## Stated goal
Print the material below exactly as it stands, please, from its first line to the line holding "8, 21, 5, 9, 4]", with no pictures.

## Material provided
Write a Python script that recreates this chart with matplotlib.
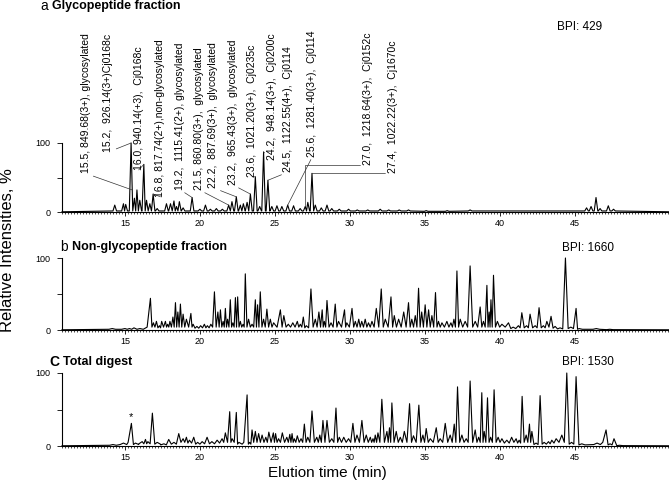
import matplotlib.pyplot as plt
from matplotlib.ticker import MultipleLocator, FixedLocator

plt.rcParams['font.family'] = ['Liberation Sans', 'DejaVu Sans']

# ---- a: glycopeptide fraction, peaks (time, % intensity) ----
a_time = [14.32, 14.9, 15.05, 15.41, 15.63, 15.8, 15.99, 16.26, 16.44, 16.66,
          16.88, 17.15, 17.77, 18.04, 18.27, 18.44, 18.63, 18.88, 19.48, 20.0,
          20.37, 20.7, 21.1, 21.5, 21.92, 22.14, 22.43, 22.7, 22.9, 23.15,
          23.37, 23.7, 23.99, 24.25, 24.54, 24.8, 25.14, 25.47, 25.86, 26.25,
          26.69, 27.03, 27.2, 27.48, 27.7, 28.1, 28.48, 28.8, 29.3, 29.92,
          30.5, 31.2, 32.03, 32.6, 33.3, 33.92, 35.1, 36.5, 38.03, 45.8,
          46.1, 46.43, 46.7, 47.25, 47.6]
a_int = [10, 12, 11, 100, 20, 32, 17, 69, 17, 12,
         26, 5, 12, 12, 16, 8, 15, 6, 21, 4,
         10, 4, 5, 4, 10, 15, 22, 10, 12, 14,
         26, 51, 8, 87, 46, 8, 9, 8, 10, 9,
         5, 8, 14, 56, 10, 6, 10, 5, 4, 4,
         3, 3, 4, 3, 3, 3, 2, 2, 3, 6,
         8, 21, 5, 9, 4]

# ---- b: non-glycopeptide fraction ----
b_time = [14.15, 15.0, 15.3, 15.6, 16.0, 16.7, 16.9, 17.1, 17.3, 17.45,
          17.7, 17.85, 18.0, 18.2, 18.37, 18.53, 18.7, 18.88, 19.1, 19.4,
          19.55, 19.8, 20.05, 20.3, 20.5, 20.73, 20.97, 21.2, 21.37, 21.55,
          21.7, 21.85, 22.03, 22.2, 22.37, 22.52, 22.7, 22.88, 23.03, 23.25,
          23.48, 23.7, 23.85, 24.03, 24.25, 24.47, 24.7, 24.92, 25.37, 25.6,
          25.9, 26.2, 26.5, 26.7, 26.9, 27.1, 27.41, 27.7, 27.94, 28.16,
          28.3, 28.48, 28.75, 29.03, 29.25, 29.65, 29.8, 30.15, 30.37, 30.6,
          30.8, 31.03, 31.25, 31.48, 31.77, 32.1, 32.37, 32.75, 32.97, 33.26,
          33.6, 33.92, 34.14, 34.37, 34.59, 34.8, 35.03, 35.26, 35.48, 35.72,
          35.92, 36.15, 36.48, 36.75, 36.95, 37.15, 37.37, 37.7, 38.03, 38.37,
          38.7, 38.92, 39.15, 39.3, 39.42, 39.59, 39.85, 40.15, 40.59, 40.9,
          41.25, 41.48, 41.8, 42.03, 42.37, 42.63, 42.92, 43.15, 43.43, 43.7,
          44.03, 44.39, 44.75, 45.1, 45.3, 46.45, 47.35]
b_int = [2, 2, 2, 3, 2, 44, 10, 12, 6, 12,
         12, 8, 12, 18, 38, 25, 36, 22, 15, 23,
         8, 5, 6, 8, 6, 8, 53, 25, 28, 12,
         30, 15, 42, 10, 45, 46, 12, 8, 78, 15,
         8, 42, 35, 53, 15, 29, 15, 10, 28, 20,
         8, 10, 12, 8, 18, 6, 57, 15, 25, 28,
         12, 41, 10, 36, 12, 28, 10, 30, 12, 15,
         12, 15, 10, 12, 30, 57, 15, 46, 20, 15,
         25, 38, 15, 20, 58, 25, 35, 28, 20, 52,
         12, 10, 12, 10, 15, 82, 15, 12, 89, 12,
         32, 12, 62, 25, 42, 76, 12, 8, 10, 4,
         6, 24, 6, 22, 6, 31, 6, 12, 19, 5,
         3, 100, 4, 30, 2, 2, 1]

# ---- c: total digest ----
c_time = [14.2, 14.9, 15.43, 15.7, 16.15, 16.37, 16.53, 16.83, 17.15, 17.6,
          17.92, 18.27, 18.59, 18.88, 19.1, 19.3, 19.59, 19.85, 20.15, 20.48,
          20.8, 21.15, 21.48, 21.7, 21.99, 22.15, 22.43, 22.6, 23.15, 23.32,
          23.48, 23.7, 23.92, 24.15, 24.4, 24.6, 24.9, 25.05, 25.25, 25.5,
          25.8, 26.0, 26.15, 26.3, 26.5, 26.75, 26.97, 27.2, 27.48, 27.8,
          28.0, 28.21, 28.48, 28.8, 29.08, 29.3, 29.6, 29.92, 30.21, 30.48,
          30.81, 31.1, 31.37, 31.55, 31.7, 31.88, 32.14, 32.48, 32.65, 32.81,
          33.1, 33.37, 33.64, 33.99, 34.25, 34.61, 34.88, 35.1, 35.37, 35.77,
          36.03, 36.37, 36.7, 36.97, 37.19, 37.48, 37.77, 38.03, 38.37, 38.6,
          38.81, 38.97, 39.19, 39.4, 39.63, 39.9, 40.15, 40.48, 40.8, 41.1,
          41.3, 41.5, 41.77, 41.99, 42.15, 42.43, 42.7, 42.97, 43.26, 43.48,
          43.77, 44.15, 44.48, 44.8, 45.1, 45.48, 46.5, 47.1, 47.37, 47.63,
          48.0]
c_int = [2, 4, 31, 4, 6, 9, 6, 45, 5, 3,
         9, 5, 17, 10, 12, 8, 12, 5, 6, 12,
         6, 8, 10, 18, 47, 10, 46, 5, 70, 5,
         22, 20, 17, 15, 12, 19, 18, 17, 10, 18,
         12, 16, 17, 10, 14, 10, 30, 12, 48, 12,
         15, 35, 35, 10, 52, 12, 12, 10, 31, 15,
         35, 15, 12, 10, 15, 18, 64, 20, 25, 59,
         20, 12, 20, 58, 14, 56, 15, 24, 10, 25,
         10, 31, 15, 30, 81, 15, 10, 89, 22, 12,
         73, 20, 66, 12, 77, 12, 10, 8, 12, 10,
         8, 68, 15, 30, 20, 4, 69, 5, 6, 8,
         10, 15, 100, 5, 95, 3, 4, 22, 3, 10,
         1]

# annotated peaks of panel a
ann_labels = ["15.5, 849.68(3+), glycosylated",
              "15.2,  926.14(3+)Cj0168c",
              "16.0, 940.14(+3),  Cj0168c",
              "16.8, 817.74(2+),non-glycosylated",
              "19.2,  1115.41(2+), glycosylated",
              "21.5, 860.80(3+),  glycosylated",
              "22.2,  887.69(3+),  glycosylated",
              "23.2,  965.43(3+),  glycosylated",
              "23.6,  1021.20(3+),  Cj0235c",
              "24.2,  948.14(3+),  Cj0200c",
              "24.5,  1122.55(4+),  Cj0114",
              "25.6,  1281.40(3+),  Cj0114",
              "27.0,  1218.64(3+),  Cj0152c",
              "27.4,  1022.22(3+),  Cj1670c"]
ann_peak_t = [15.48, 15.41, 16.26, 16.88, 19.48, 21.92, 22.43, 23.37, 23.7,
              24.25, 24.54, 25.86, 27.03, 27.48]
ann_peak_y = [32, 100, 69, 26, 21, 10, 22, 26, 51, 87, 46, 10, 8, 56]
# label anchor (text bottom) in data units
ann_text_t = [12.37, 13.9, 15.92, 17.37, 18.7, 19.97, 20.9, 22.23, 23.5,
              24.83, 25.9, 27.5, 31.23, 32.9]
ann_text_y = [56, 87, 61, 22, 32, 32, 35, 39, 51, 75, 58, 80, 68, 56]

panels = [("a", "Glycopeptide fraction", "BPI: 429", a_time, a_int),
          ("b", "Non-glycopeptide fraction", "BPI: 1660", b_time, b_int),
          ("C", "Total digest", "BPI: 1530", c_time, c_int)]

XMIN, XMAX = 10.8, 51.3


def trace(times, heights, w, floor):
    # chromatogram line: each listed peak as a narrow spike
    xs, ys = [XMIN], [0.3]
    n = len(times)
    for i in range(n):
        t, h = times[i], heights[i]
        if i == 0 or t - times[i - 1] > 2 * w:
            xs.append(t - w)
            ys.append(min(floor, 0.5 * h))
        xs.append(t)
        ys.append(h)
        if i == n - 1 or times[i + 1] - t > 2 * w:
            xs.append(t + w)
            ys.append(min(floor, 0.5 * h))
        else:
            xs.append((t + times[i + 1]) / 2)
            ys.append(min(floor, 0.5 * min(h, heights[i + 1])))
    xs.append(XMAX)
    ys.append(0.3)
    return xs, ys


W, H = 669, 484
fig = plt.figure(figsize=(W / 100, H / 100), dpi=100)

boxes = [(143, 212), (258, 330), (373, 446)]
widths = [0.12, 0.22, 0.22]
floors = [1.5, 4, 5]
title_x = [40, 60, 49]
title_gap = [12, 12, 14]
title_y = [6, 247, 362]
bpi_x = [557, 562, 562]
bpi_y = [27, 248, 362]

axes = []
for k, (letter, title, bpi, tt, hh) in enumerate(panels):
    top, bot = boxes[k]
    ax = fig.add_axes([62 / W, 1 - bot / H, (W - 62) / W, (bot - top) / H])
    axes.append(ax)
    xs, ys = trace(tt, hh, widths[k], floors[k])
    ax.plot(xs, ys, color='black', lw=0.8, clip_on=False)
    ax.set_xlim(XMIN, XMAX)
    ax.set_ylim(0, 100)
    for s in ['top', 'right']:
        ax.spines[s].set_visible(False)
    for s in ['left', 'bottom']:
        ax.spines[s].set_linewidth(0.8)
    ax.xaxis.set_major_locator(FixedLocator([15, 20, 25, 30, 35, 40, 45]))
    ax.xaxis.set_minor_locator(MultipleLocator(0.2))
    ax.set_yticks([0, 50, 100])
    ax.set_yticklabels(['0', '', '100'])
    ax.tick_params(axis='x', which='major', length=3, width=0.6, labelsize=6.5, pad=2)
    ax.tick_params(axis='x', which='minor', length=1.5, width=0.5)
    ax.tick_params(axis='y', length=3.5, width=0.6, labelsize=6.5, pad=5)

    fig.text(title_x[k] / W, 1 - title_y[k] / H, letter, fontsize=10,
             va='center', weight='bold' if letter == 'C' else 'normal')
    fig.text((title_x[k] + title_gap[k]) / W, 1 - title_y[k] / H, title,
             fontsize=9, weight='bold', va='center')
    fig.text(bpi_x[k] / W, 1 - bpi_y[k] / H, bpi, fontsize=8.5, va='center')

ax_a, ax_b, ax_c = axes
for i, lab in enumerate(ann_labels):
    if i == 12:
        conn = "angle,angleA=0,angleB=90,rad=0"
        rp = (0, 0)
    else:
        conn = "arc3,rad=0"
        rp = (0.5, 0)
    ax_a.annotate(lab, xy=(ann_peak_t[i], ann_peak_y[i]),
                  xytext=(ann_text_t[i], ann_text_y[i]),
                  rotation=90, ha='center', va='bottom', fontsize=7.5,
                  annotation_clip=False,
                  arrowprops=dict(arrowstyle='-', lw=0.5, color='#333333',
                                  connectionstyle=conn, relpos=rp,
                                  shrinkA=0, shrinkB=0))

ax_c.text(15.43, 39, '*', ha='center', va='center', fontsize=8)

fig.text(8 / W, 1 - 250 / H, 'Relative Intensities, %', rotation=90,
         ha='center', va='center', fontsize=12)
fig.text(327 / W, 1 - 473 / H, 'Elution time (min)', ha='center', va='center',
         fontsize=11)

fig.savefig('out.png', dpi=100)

## Solution
Write a Python script that recreates this chart with matplotlib.
import matplotlib.pyplot as plt
from matplotlib.ticker import MultipleLocator, FixedLocator

plt.rcParams['font.family'] = ['Liberation Sans', 'DejaVu Sans']

# ---- a: glycopeptide fraction, peaks (time, % intensity) ----
a_time = [14.32, 14.9, 15.05, 15.41, 15.63, 15.8, 15.99, 16.26, 16.44, 16.66,
          16.88, 17.15, 17.77, 18.04, 18.27, 18.44, 18.63, 18.88, 19.48, 20.0,
          20.37, 20.7, 21.1, 21.5, 21.92, 22.14, 22.43, 22.7, 22.9, 23.15,
          23.37, 23.7, 23.99, 24.25, 24.54, 24.8, 25.14, 25.47, 25.86, 26.25,
          26.69, 27.03, 27.2, 27.48, 27.7, 28.1, 28.48, 28.8, 29.3, 29.92,
          30.5, 31.2, 32.03, 32.6, 33.3, 33.92, 35.1, 36.5, 38.03, 45.8,
          46.1, 46.43, 46.7, 47.25, 47.6]
a_int = [10, 12, 11, 100, 20, 32, 17, 69, 17, 12,
         26, 5, 12, 12, 16, 8, 15, 6, 21, 4,
         10, 4, 5, 4, 10, 15, 22, 10, 12, 14,
         26, 51, 8, 87, 46, 8, 9, 8, 10, 9,
         5, 8, 14, 56, 10, 6, 10, 5, 4, 4,
         3, 3, 4, 3, 3, 3, 2, 2, 3, 6,
         8, 21, 5, 9, 4]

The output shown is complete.